The Lancashire Scheme of Work is used to deliver RE across school. There are two key concepts explored; learning about religion and learning from religion. Everything that children are taught is followed by an opportunity for them to reflect on their learning and contribute their own personal response. Our aim is to, prepare them for a life in which they will have multi-cultural tolerance and understanding.
In foundation stage, children reflect on their own feelings and experiences. They use their imagination and curiosity to develop their appreciation and wonder of the world in which they live. In key stage one pupils explore Christianity and Judaism. They learn about different beliefs about God and the world around them. They encounter and respond to a range of stories, artefacts and other religious materials. They learn to recognise that beliefs are expressed in a variety of ways, and begin to use specialist vocabulary. They begin to understand the importance and value of religion and belief, especially for other children and their families. Pupils are encouraged to ask relevant questions and develop a sense of wonder about the world, using their imaginations. They talk about what is important to them and others, valuing themselves, reflecting on their own feelings and experiences and developing a sense of belonging.

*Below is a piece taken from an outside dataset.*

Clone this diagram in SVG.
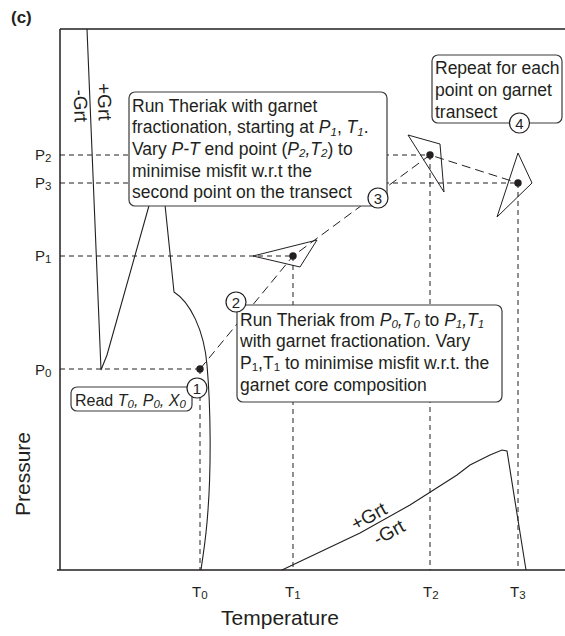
<svg xmlns="http://www.w3.org/2000/svg" width="565" height="636" viewBox="0 0 565 636">
<style>
text { font-family: "Liberation Sans", Arial, sans-serif; fill: #231f20; }
.bt { font-size: 17.5px; }
.s { font-size: 11.5px; }
.ax { font-size: 15px; }
.box { fill: #fff; stroke: #3a3a3a; stroke-width: 1.2; }
.circ { fill: #fff; stroke: #231f20; stroke-width: 1.2; }
.num { font-size: 15px; text-anchor: middle; }
.guide { stroke: #231f20; stroke-width: 1; stroke-dasharray: 5 4; fill: none; }
.trk { stroke: #231f20; stroke-width: 1; stroke-dasharray: 9 5; fill: none; }
.ln { stroke: #231f20; stroke-width: 1.1; fill: none; }
.axis { stroke: #231f20; stroke-width: 1.5; fill: none; }
.err { stroke: #231f20; stroke-width: 1; fill: none; stroke-linejoin: miter; }
.dot { fill: #231f20; }
.it { font-style: italic; }
</style>

<text x="11" y="23" font-size="17" font-weight="bold">(c)</text>

<g id="axes">
<line class="axis" x1="60" y1="29" x2="565" y2="29"/>
<line class="axis" x1="60" y1="29" x2="60" y2="570"/>
<line class="axis" x1="57" y1="570" x2="565" y2="570"/>
<text x="30" y="474" font-size="21" text-anchor="middle" transform="rotate(-90 30 474)">Pressure</text>
<text x="280" y="625" font-size="21" text-anchor="middle">Temperature</text>
<text class="ax" x="35" y="160">P<tspan class="s" dy="2">2</tspan></text>
<text class="ax" x="35" y="188">P<tspan class="s" dy="2">3</tspan></text>
<text class="ax" x="35" y="261">P<tspan class="s" dy="2">1</tspan></text>
<text class="ax" x="35" y="375">P<tspan class="s" dy="2">0</tspan></text>
<text class="ax" x="192" y="597">T<tspan class="s" dy="2">0</tspan></text>
<text class="ax" x="285" y="597">T<tspan class="s" dy="2">1</tspan></text>
<text class="ax" x="423" y="597">T<tspan class="s" dy="2">2</tspan></text>
<text class="ax" x="510" y="597">T<tspan class="s" dy="2">3</tspan></text>
</g>

<g id="phase-boundaries">
<path class="ln" d="M87,29 L101,370 L107,355 L152,195"/>
<path class="ln" d="M164,195 L174,292 C190,302 204,330 207,365 C211,410 211,470 208,510 C206,540 203,555 201,570"/>
<path class="ln" d="M282,570 L360,533 L410,505 L457,475 L470,465 L490,455 L502,450 L507,451 L518,520 L526,570"/>
<text font-size="19" text-anchor="middle" transform="translate(98 102) rotate(88)">+Grt</text>
<text font-size="19" text-anchor="middle" transform="translate(74 106) rotate(88)">-Grt</text>
<text font-size="19" text-anchor="middle" transform="translate(372 522) rotate(-29)">+Grt</text>
<text font-size="19" text-anchor="middle" transform="translate(392 538) rotate(-29)">-Grt</text>
</g>

<g id="connectors">
<path class="guide" d="M60,155 H430 M60,183 H518 M60,256 H293 M60,369 H200"/>
<path class="guide" d="M200,369 V570 M293,256 V570 M430,155 V570 M518,183 V570"/>
<path class="trk" d="M200,369 L293,256 L430,155 L518,183"/>
</g>

<g id="error-triangles">
<polygon class="err" points="253,256 317,240 300,267"/>
<polygon class="err" points="408,135 440,144 444,192"/>
<polygon class="err" points="518,153 532,183 497,217"/>
<circle class="dot" cx="200" cy="369" r="3.7"/>
<circle class="dot" cx="293" cy="256" r="3.7"/>
<circle class="dot" cx="430" cy="155" r="3.7"/>
<circle class="dot" cx="518" cy="183" r="3.7"/>
</g>

<g id="step1">
<rect class="box" x="71" y="387" width="121" height="24" rx="6"/>
<text x="75" y="405.5" font-size="16">Read <tspan class="it">T<tspan class="s" dy="2.5">0</tspan><tspan dy="-2.5">, P</tspan><tspan class="s" dy="2.5">0</tspan><tspan dy="-2.5">, X</tspan><tspan class="s" dy="2.5">0</tspan></tspan></text>
<circle class="circ" cx="197" cy="388" r="10"/>
<text class="num" x="197" y="393.5">1</text>
</g>

<g id="step2">
<rect class="box" x="237" y="305" width="265" height="97" rx="6"/>
<text class="bt" x="240" y="325.5">Run Theriak from <tspan class="it">P<tspan class="s" dy="2.5">0</tspan><tspan dy="-2.5">,T</tspan><tspan class="s" dy="2.5">0</tspan></tspan><tspan dy="-2.5"> to </tspan><tspan class="it">P<tspan class="s" dy="2.5">1</tspan><tspan dy="-2.5">,T</tspan><tspan class="s" dy="2.5">1</tspan></tspan></text>
<text class="bt" x="240" y="347.2">with garnet fractionation. Vary</text>
<text class="bt" x="240" y="368.9">P<tspan class="s" dy="2.5">1</tspan><tspan dy="-2.5">,T</tspan><tspan class="s" dy="2.5">1</tspan><tspan dy="-2.5"> to minimise misfit w.r.t. the</tspan></text>
<text class="bt" x="240" y="390.6">garnet core composition</text>
<circle class="circ" cx="236" cy="302" r="10"/>
<text class="num" x="236" y="307.5">2</text>
</g>

<g id="step3">
<rect class="box" x="129" y="92" width="258" height="114" rx="6"/>
<text class="bt" x="132" y="111.5">Run Theriak with garnet</text>
<text class="bt" x="132" y="133.2">fractionation, starting at <tspan class="it">P<tspan class="s" dy="2.5">1</tspan></tspan><tspan dy="-2.5">, </tspan><tspan class="it">T<tspan class="s" dy="2.5">1</tspan></tspan><tspan dy="-2.5">.</tspan></text>
<text class="bt" x="132" y="154.9">Vary <tspan class="it">P-T</tspan> end point (<tspan class="it">P<tspan class="s" dy="2.5">2</tspan><tspan dy="-2.5">,T</tspan><tspan class="s" dy="2.5">2</tspan></tspan><tspan dy="-2.5">) to</tspan></text>
<text class="bt" x="132" y="176.6">minimise misfit w.r.t the</text>
<text class="bt" x="132" y="198.3">second point on the transect</text>
<circle class="circ" cx="378" cy="198" r="10"/>
<text class="num" x="378" y="203.5">3</text>
</g>

<g id="step4">
<rect class="box" x="432" y="55" width="130" height="68" rx="6"/>
<text class="bt" x="435" y="74">Repeat for each</text>
<text class="bt" x="435" y="96">point on garnet</text>
<text class="bt" x="435" y="118">transect</text>
<circle class="circ" cx="519.5" cy="123" r="10"/>
<text class="num" x="519.5" y="128.5">4</text>
</g>
</svg>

Throughout key stage two, pupils continue to learn about Christianity and Judaism together with an introduction to Hinduism and Islam, recognising the impact of religion and belief locally, nationally and globally. They make connections between differing aspects of religion and consider the different forms of religious expression. They consider the beliefs, teachings, practices and ways of life central to religion. They learn about sacred texts and other sources and consider their meanings. They begin to recognise diversity in religion, learning about similarities and differences both within and between religions and beliefs ad the importance of dialogue between them. They extend the range and use of specialist vocabulary. They recognise the challenges involved in distinguishing between ideas of right and wrong, and valuing what is good and true. They communicate their ideas, recognising other people’s viewpoints. They consider their own beliefs and values and those of others in the light of their learning in religious education.